金融庁、SBI証券に1週間の業務停止命令 IPO銘柄で株価を操作

金融庁の入る中央合同庁舎=東京都千代田区
金融庁の入る中央合同庁舎=東京都千代田区

金融庁は12日、インターネット証券最大手のSBI証券に対し、金融商品取引法に基づき1週間の一部業務停止命令を出した。SBI証券は新規株式公開(IPO)銘柄で、株価の操作を図っていた。IPO株の買い付けの勧誘を同日から18日まで停止させる。

業務改善命令も出し、経営陣を含む責任の所在の明確化や内部管理態勢の強化も要請。

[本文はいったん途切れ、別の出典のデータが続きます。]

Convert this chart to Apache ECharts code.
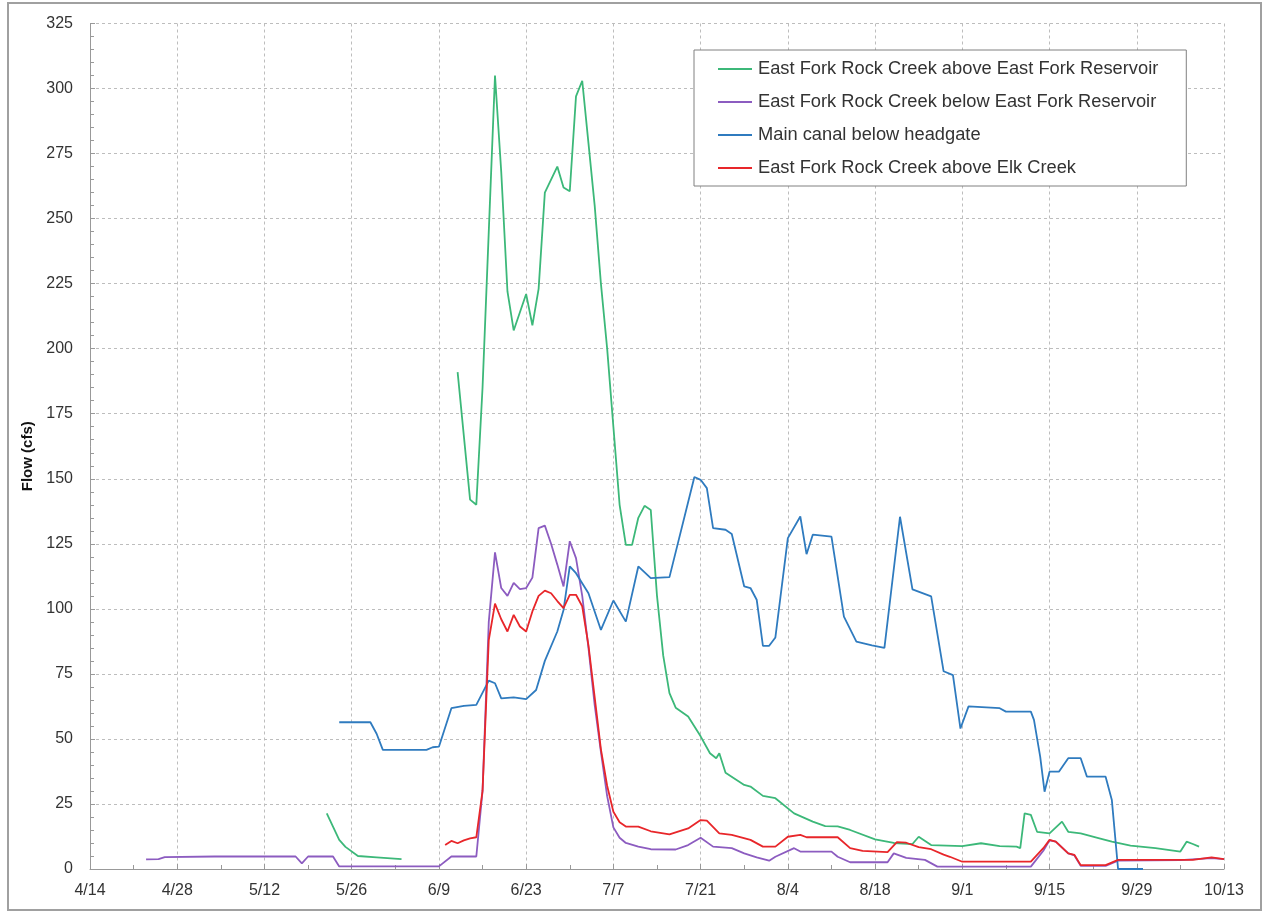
<!DOCTYPE html>
<html>
<head>
<meta charset="utf-8">
<script src="https://cdn.jsdelivr.net/npm/echarts@6/dist/echarts.min.js"></script>
<style>
  html, body { margin: 0; padding: 0; background: #fff; }
  #chart { position: absolute; left: 0; top: 0; width: 1265px; height: 911px; }
  #frame { position: absolute; left: 7px; top: 2px; width: 1251px; height: 905px; border: 2px solid #a0a0a0; pointer-events: none; }
</style>
</head>
<body>
<div id="chart"></div>
<div id="frame"></div>
<script>
// x values are days after 4/14
const xTickLabels = ['4/14','4/28','5/12','5/26','6/9','6/23','7/7','7/21','8/4','8/18','9/1','9/15','9/29','10/13'];
const yTicks = [0,25,50,75,100,125,150,175,200,225,250,275,300,325];

const seriesNames = [
  'East Fork Rock Creek above East Fork Reservoir',
  'East Fork Rock Creek below East Fork Reservoir',
  'Main canal below headgate',
  'East Fork Rock Creek above Elk Creek'
];

// East Fork Rock Creek above East Fork Reservoir (gap between the two records)
const aboveResDays = [38,39,40,41,43,46,50, 55,
  59,61,62,63,64,65,66,67,68,70,71,72,73,75,76,77,78,79,80,81,82,83,84,85,86,87,88,89,90,91,92,93,94,96,98,99.5,100.5,101,102,105,106,108,110,113,116,118,120,122,126,129,132,133,135,140,143,146,148.7,149.3,150,151,152,154,156,157,159,162,164,167,171,175,176,177,178];
const aboveResFlow = [21.4,16.3,11.2,8.5,5,4.5,3.8, null,
  191,142,140,185,245,305,268,222,207,221,209,223,260,270,262,260.5,297,303,279,255,225,200,170,140,124.6,124.6,135,139.6,138,105,82,67.6,62,58.6,51,44.5,42.6,44.5,37,32.3,31.7,28.1,27.2,21.4,18.2,16.5,16.4,15,11.4,10,9.6,12.4,9.2,8.8,9.9,8.8,8.6,8,21.4,20.8,14.3,13.7,18.2,14.3,13.7,11.8,10.5,9,8,6.7,10.5,9.6,8.6];

// East Fork Rock Creek below East Fork Reservoir
const belowResDays = [9,11,12,20,33,34,35,39,40,48,56,58,62,63,64,65,66,67,68,69,70,71,72,73,74,75,76,77,78,79,80,81,82,83,84,85,86,88,90,94,96,98,100,103,105,107,109,110,113,114,119,120,122,128,129,131,134,136,151,153,154,155,157,158,159,163,165,175,180,182];
const belowResFlow = [3.7,3.8,4.6,4.8,4.8,2.2,4.8,4.8,1,1,1,4.8,4.8,30,95,121.7,108,105,110,107.6,108,112,131,132,125,117,108.6,126,119.5,105,85,63,45,28,16,12,10,8.6,7.6,7.5,9.2,12,8.6,8,6,4.5,3.2,4.7,8,6.7,6.7,4.7,2.6,2.6,6,4.3,3.5,0.9,0.9,7,11,10.5,6,5.2,1.2,1.2,3.2,3.4,4.2,3.8];

// Main canal below headgate
const canalDays = [40,45,46,47,54,55,56,58,60,62,64,65,66,68,70,71.6,73,75,76,77,78,80,82,84,86,88,90,93,97,98,99,100,102,103,105,106,107,108,109,110,112,114,115,116,119,121,123,125.5,127.5,130,132,135,137,138.5,139.7,141,146,147,151,151.5,152.5,153.2,154,155.5,157,159,160,163,164,165,169];
const canalFlow = [56.4,56.4,52,45.8,45.8,46.8,47,61.8,62.7,63.1,72.4,71.4,65.6,66,65.3,68.8,80,91.3,99.6,116.3,113.7,106,91.9,103.2,95.1,116.3,111.8,112.2,150.7,149.6,146.4,131,130.4,128.8,108.6,108,103.5,85.8,85.8,89,127.2,135.5,121,128.5,127.8,97,87.4,86,85,135.4,107.5,104.8,76,74.5,54,62.5,61.8,60.5,60.5,57.3,43.2,29.7,37.4,37.4,42.6,42.6,35.5,35.5,26.5,0,0];

// East Fork Rock Creek above Elk Creek
const elkDays = [57,58,59,60,61,62,63,64,65,66,67,68,69,70,71,72,73,74,75,76,77,78,79,80,81,82,83,84,85,86,88,90,93,96,98,99,101,103,106,108,110,112,114,115,120,122,124,128,129.5,131,133,135,137,138,140,151,153,154,155,157,158,159,163,165,167,177,180,182];
const elkFlow = [9.2,10.8,9.9,11,11.8,12.2,30,88,102,96,91.3,97.7,93.2,91.3,99,105,107,106,103,100.3,105.4,105.4,101,86,66,46,32,22,18,16.3,16.3,14.5,13.3,15.6,18.8,18.6,13.7,13.1,11.2,8.6,8.6,12.4,13.1,12.2,12.2,8,7,6.5,10.3,10.1,8.4,7.6,5.5,4.7,2.8,2.8,8,11.2,10.5,6,5.4,1.5,1.5,3.5,3.5,3.5,4.5,3.8];

const colors = ['#3cb879', '#8c5cc0', '#2f7bbf', '#e8262a'];

function pairs(days, flows) { return days.map((d, i) => [d, flows[i]]); }

const FONT = '"Liberation Sans", Arial, sans-serif';
const chart = echarts.init(document.getElementById('chart'), null, { renderer: 'canvas' });

const seriesData = [
  pairs(aboveResDays, aboveResFlow),
  pairs(belowResDays, belowResFlow),
  pairs(canalDays, canalFlow),
  pairs(elkDays, elkFlow)
];

chart.setOption({
  animation: false,
  backgroundColor: '#ffffff',
  color: colors,
  grid: { left: 90, right: 41, top: 23.5, bottom: 42 },
  legend: {
    orient: 'vertical',
    left: 694, top: 50,
    padding: [10, 28, 9, 24],
    icon: 'rect',
    itemWidth: 34, itemHeight: 2, itemGap: 15,
    borderColor: '#808080', borderWidth: 1,
    backgroundColor: '#fff',
    textStyle: { fontFamily: FONT, fontSize: 18.3, color: '#333', padding: [0, 0, 0, 1] },
    data: seriesNames
  },
  xAxis: {
    type: 'value', min: 0, max: 182, interval: 14,
    axisLine: { show: true, lineStyle: { color: '#999', width: 1 } },
    axisTick: { show: true, inside: true, length: 5, lineStyle: { color: '#999' } },
    minorTick: { show: true, splitNumber: 2, length: 4, lineStyle: { color: '#999' } },
    splitLine: { show: true, lineStyle: { color: '#bdbdbd', type: [3, 3], width: 1 } },
    axisLabel: {
      fontFamily: FONT, fontSize: 16, color: '#333', margin: 14,
      formatter: v => xTickLabels[Math.round(v / 14)]
    }
  },
  yAxis: {
    type: 'value', min: 0, max: 325, interval: 25,
    name: 'Flow (cfs)', nameLocation: 'middle', nameGap: 50, nameRotate: 90,
    nameTextStyle: { fontFamily: FONT, fontSize: 15, fontWeight: 'bold', color: '#111', padding: [0, 20, 0, 0] },
    axisLine: { show: true, lineStyle: { color: '#999', width: 1 } },
    axisTick: { show: true, inside: true, length: 5, lineStyle: { color: '#999' } },
    minorTick: { show: true, splitNumber: 5, length: 4, lineStyle: { color: '#999' } },
    splitLine: { show: true, lineStyle: { color: '#bdbdbd', type: [3, 3], width: 1 } },
    axisLabel: {
      fontFamily: FONT, fontSize: 16, color: '#333', margin: 17,
      formatter: v => (yTicks.indexOf(v) >= 0 ? String(v) : '')
    }
  },
  series: seriesNames.map((name, i) => ({
    name: name,
    type: 'line',
    data: seriesData[i],
    symbol: 'none',
    connectNulls: false,
    lineStyle: { width: 1.8, color: colors[i] },
    itemStyle: { color: colors[i] },
    z: 2 + i
  }))
});
</script>
</body>
</html>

2月13日までに業務改善計画などを書面で報告することを求めている。

一方、業務停止の期間中はIPOの予定がない上、個人向けの株や投資信託の売買取引は対象としないため、SBI証券への影響は限定的になるとみられる。

今回の行政処分について、金融庁は「違法行為の重大性や悪質性、経営管理態勢の適切性などの要素を総合的に勘案して決定した」と説明。平成28年8月に同様な内容で処分を受けたヤマゲン証券への業務停止期間は3日間だった。

SBI証券が株価の操作を図っていたのは、新規上場後に初めて付く株価で「初値」と呼ばれる。証券取引等監視委員会が立ち入り検査を行うなどして事実関係の調査を進め、監視委は令和5年12月、SBI証券を行政処分するよう金融庁に勧告していた。

監視委の勧告によると、SBI証券は2年12月から3年9月、主幹事を務めたIPO3銘柄について、初値が公募価格を下回らないようにするため、金融商品仲介業者などを通じて顧客に株の買い付けを勧誘。相場を変動させる作為的なものとなることを知りながら、3銘柄計225万6600株の買い注文を受けた。

SBI証券は「行政処分を厳粛に受け止め、今後より一層の内部管理体制の強化・充実を図り、再発防止や信頼回復に向け、全力で努めてまいる所存だ」とのコメントを発表。役員が関与したことなどから、今後は社内処分の行方が焦点となる。